▸ WHAT IS REQUIRED:
Your copy should hold exactly the lines from the one containing "Emit a LaTeX" to the one containing "(0,0) rectangle (932,761);", inclusive, with no pictures.

--- Start DATA SECTION ---

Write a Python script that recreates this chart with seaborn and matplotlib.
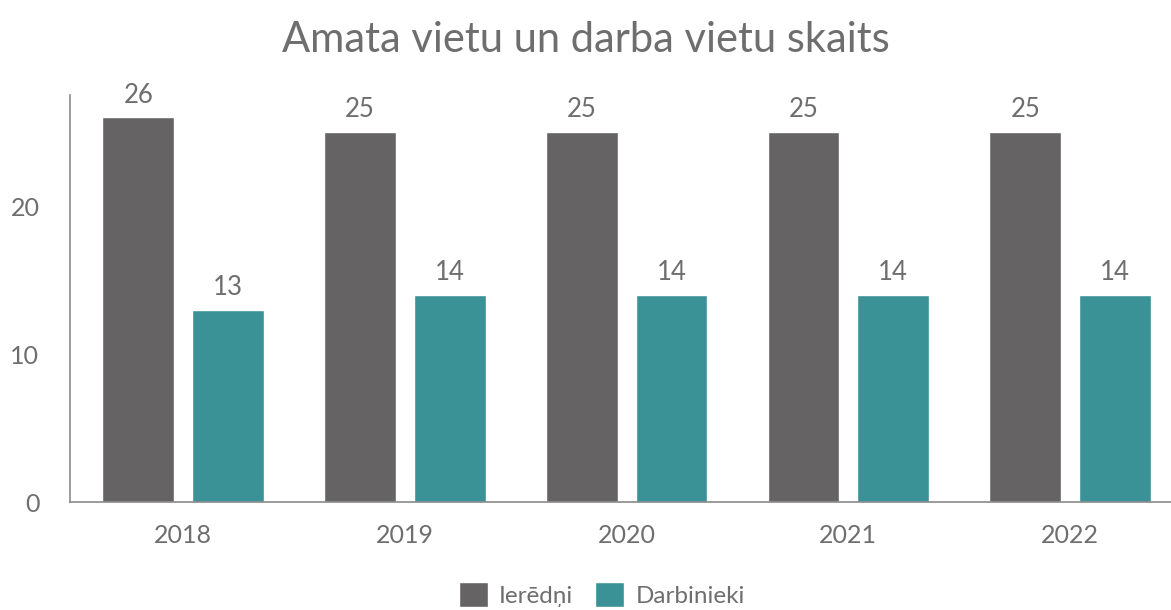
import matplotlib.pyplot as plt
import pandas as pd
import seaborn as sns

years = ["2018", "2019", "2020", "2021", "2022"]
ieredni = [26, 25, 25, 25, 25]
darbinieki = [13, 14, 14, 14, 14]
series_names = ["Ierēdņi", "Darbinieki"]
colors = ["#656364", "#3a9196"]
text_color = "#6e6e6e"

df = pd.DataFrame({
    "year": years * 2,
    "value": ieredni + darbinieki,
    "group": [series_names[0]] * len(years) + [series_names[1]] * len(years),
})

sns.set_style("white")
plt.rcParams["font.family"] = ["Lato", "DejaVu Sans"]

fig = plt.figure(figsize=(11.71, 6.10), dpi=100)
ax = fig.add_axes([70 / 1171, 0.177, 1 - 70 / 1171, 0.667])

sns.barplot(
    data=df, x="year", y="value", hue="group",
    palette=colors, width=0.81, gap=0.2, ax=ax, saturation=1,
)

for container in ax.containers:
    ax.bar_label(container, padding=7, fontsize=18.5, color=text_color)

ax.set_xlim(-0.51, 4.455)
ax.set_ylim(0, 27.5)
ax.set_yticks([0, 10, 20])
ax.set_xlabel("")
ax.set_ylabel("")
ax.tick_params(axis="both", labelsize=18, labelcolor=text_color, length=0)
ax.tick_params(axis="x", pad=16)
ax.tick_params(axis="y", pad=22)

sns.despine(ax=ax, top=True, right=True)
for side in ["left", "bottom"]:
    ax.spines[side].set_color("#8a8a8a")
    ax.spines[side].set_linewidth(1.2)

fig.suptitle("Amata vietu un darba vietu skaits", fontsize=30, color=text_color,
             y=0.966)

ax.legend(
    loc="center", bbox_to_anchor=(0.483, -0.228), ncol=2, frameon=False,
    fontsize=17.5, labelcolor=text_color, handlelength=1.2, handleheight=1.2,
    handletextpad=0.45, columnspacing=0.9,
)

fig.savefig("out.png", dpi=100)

--- End DATA SECTION ---
--- Start DATA SECTION ---

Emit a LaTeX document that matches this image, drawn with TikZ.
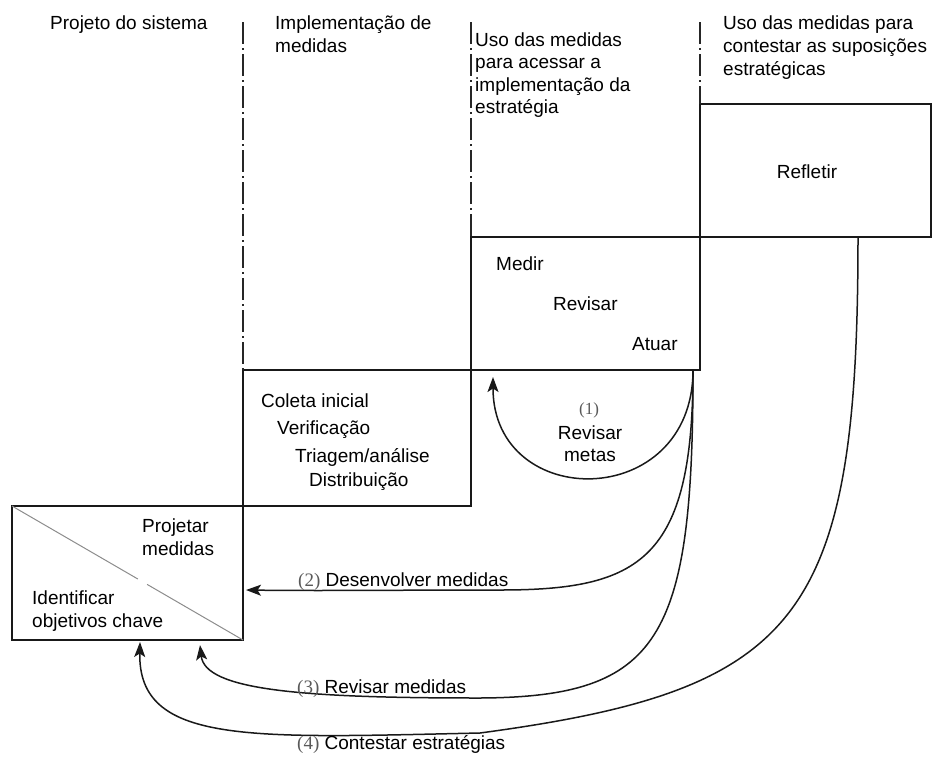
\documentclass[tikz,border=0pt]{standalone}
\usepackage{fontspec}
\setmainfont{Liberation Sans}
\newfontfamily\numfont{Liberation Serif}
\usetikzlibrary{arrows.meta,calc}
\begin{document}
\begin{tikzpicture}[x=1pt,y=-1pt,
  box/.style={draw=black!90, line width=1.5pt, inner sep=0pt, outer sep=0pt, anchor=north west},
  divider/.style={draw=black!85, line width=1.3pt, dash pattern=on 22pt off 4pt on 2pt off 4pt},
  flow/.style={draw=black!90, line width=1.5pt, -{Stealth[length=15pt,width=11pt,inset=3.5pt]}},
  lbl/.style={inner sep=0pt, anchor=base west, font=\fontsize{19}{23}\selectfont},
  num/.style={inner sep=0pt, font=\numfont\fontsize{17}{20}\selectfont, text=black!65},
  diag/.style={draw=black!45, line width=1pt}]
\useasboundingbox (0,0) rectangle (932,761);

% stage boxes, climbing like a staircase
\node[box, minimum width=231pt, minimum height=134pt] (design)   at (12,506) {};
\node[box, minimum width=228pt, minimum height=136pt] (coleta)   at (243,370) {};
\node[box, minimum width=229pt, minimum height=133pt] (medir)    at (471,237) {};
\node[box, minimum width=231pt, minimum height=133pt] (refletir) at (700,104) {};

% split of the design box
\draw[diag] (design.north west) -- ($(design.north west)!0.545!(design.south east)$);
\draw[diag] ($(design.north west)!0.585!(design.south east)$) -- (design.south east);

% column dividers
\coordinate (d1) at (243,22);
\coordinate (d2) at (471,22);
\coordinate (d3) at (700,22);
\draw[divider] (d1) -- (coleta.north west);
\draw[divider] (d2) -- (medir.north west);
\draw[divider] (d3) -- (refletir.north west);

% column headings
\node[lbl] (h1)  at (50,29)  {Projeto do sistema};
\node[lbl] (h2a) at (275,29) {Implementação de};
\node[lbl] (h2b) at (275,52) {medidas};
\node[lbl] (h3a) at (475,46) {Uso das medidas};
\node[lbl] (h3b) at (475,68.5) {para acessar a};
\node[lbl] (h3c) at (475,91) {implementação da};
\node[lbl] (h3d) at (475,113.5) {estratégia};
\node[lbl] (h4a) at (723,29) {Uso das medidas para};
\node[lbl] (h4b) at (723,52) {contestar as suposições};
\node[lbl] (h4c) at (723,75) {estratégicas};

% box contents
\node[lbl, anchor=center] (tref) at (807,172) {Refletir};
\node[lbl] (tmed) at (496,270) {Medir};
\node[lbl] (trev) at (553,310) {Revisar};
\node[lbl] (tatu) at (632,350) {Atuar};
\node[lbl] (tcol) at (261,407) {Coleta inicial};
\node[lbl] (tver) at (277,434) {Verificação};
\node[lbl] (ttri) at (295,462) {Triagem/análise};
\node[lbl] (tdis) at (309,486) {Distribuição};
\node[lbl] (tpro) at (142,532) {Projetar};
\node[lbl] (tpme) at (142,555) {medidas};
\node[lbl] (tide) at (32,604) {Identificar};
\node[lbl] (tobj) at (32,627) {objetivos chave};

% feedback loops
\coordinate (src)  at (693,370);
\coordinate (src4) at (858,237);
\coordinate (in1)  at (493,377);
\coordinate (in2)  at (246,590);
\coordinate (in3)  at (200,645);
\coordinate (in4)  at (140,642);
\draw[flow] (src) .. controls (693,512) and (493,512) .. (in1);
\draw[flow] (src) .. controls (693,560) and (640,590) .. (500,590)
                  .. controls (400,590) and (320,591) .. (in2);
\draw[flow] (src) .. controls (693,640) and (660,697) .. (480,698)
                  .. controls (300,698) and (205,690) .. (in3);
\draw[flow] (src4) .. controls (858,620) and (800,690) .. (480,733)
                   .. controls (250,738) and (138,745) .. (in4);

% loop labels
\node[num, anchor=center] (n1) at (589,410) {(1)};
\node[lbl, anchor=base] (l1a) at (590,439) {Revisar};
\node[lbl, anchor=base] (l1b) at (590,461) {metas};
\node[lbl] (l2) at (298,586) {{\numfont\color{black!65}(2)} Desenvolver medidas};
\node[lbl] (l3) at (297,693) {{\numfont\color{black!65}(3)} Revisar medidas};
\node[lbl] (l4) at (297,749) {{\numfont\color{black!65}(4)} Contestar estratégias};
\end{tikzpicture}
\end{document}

--- End DATA SECTION ---
--- Start DATA SECTION ---

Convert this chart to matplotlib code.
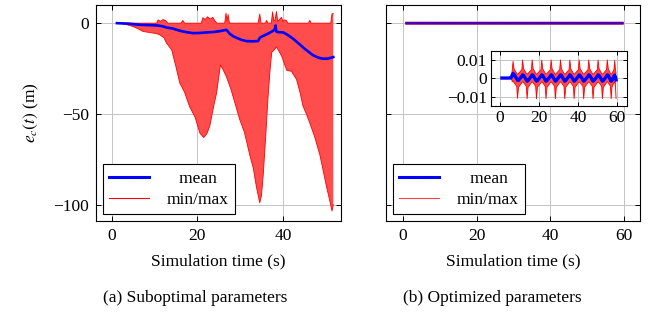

--- End DATA SECTION ---

▸ FINAL ANSWER:
Emit a LaTeX document that matches this image, drawn with TikZ.
\documentclass[tikz,border=0pt]{standalone}
\usepackage{fontspec}
\setmainfont{Liberation Sans}
\newfontfamily\numfont{Liberation Serif}
\usetikzlibrary{arrows.meta,calc}
\begin{document}
\begin{tikzpicture}[x=1pt,y=-1pt,
  box/.style={draw=black!90, line width=1.5pt, inner sep=0pt, outer sep=0pt, anchor=north west},
  divider/.style={draw=black!85, line width=1.3pt, dash pattern=on 22pt off 4pt on 2pt off 4pt},
  flow/.style={draw=black!90, line width=1.5pt, -{Stealth[length=15pt,width=11pt,inset=3.5pt]}},
  lbl/.style={inner sep=0pt, anchor=base west, font=\fontsize{19}{23}\selectfont},
  num/.style={inner sep=0pt, font=\numfont\fontsize{17}{20}\selectfont, text=black!65},
  diag/.style={draw=black!45, line width=1pt}]
\useasboundingbox (0,0) rectangle (932,761);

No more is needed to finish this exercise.